--- START OF Records ---

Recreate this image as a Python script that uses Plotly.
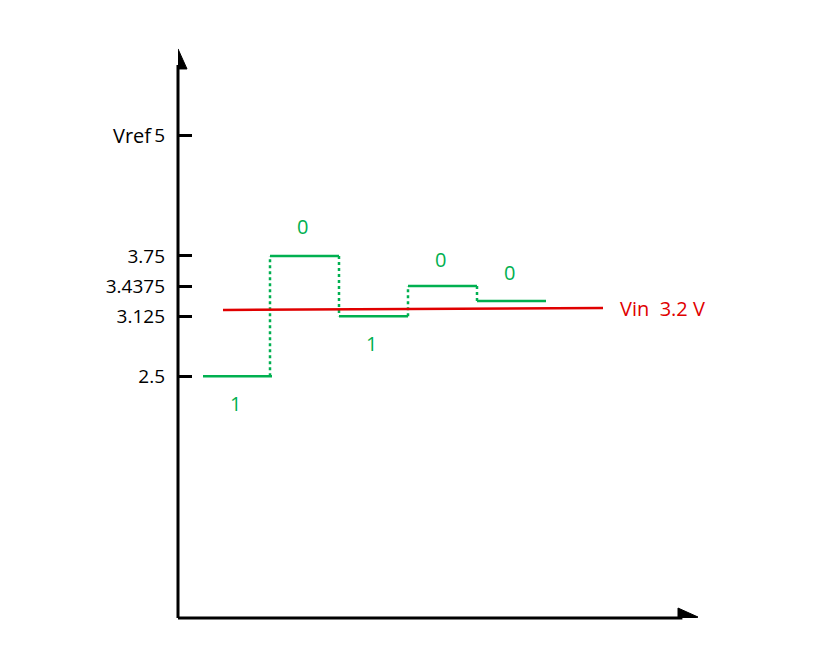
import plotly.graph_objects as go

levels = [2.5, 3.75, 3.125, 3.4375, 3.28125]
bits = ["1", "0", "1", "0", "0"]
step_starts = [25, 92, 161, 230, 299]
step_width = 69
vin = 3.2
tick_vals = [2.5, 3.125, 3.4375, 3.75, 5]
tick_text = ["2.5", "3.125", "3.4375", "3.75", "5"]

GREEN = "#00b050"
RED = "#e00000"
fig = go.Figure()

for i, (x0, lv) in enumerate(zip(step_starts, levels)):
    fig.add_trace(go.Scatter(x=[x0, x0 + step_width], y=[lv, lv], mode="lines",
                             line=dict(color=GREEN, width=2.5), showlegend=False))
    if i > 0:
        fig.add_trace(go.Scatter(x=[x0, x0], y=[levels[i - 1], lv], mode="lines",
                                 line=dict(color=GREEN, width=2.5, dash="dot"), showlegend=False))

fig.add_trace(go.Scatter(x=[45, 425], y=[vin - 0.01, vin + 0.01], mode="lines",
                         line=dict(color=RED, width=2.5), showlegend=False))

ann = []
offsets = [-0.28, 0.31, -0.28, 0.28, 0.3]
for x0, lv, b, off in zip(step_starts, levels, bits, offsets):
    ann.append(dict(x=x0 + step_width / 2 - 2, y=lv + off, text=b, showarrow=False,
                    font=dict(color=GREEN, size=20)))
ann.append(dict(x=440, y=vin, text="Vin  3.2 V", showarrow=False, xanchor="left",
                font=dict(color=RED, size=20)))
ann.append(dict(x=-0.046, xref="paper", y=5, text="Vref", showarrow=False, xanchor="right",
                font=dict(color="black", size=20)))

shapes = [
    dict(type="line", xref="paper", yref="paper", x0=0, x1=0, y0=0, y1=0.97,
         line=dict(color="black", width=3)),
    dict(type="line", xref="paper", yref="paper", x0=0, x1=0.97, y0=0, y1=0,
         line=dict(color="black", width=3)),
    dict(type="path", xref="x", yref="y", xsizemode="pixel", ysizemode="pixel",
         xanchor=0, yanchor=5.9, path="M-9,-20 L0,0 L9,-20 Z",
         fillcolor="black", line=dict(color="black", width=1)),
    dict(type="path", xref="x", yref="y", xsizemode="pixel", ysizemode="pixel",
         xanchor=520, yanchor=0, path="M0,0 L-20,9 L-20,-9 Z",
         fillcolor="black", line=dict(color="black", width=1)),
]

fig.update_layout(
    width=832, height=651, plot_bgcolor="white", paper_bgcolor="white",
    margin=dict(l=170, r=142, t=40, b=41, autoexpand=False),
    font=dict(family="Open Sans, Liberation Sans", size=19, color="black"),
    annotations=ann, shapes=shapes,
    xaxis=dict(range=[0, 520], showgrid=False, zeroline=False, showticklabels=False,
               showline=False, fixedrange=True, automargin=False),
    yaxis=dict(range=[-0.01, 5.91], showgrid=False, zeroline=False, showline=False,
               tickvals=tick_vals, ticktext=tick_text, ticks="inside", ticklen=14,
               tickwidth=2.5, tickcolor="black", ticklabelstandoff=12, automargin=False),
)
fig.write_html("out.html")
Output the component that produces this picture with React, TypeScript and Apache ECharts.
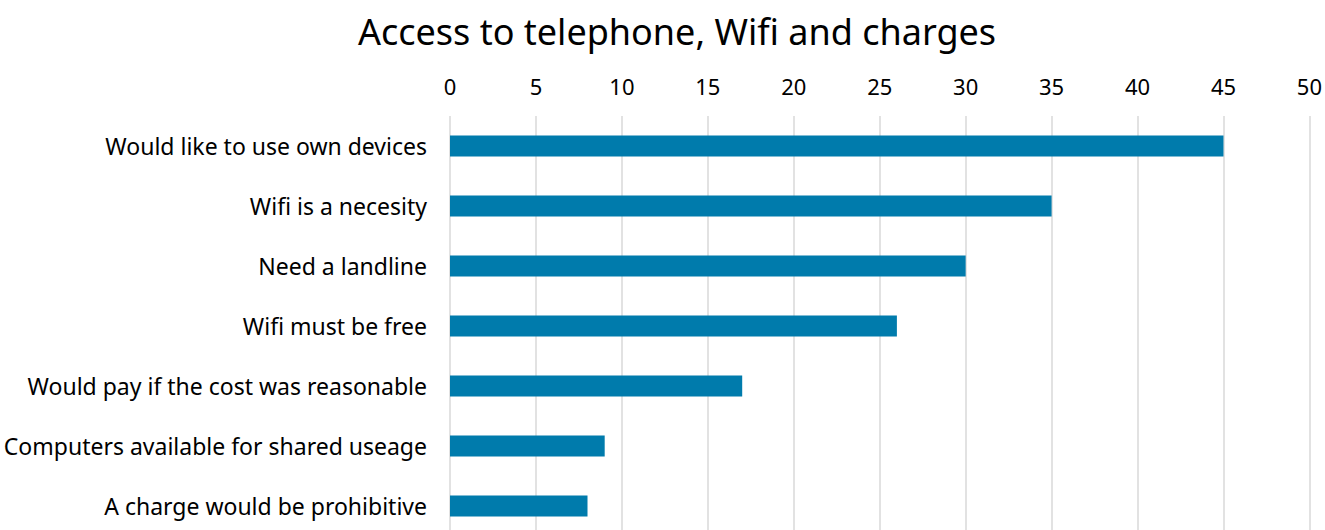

--- END OF Records ---

Omit the images and transcribe all of the records above word for word.

Recreate this image as a Python script that uses Plotly.
import plotly.graph_objects as go

levels = [2.5, 3.75, 3.125, 3.4375, 3.28125]
bits = ["1", "0", "1", "0", "0"]
step_starts = [25, 92, 161, 230, 299]
step_width = 69
vin = 3.2
tick_vals = [2.5, 3.125, 3.4375, 3.75, 5]
tick_text = ["2.5", "3.125", "3.4375", "3.75", "5"]

GREEN = "#00b050"
RED = "#e00000"
fig = go.Figure()

for i, (x0, lv) in enumerate(zip(step_starts, levels)):
    fig.add_trace(go.Scatter(x=[x0, x0 + step_width], y=[lv, lv], mode="lines",
                             line=dict(color=GREEN, width=2.5), showlegend=False))
    if i > 0:
        fig.add_trace(go.Scatter(x=[x0, x0], y=[levels[i - 1], lv], mode="lines",
                                 line=dict(color=GREEN, width=2.5, dash="dot"), showlegend=False))

fig.add_trace(go.Scatter(x=[45, 425], y=[vin - 0.01, vin + 0.01], mode="lines",
                         line=dict(color=RED, width=2.5), showlegend=False))

ann = []
offsets = [-0.28, 0.31, -0.28, 0.28, 0.3]
for x0, lv, b, off in zip(step_starts, levels, bits, offsets):
    ann.append(dict(x=x0 + step_width / 2 - 2, y=lv + off, text=b, showarrow=False,
                    font=dict(color=GREEN, size=20)))
ann.append(dict(x=440, y=vin, text="Vin  3.2 V", showarrow=False, xanchor="left",
                font=dict(color=RED, size=20)))
ann.append(dict(x=-0.046, xref="paper", y=5, text="Vref", showarrow=False, xanchor="right",
                font=dict(color="black", size=20)))

shapes = [
    dict(type="line", xref="paper", yref="paper", x0=0, x1=0, y0=0, y1=0.97,
         line=dict(color="black", width=3)),
    dict(type="line", xref="paper", yref="paper", x0=0, x1=0.97, y0=0, y1=0,
         line=dict(color="black", width=3)),
    dict(type="path", xref="x", yref="y", xsizemode="pixel", ysizemode="pixel",
         xanchor=0, yanchor=5.9, path="M-9,-20 L0,0 L9,-20 Z",
         fillcolor="black", line=dict(color="black", width=1)),
    dict(type="path", xref="x", yref="y", xsizemode="pixel", ysizemode="pixel",
         xanchor=520, yanchor=0, path="M0,0 L-20,9 L-20,-9 Z",
         fillcolor="black", line=dict(color="black", width=1)),
]

fig.update_layout(
    width=832, height=651, plot_bgcolor="white", paper_bgcolor="white",
    margin=dict(l=170, r=142, t=40, b=41, autoexpand=False),
    font=dict(family="Open Sans, Liberation Sans", size=19, color="black"),
    annotations=ann, shapes=shapes,
    xaxis=dict(range=[0, 520], showgrid=False, zeroline=False, showticklabels=False,
               showline=False, fixedrange=True, automargin=False),
    yaxis=dict(range=[-0.01, 5.91], showgrid=False, zeroline=False, showline=False,
               tickvals=tick_vals, ticktext=tick_text, ticks="inside", ticklen=14,
               tickwidth=2.5, tickcolor="black", ticklabelstandoff=12, automargin=False),
)
fig.write_html("out.html")
Output the component that produces this picture with React, TypeScript and Apache ECharts.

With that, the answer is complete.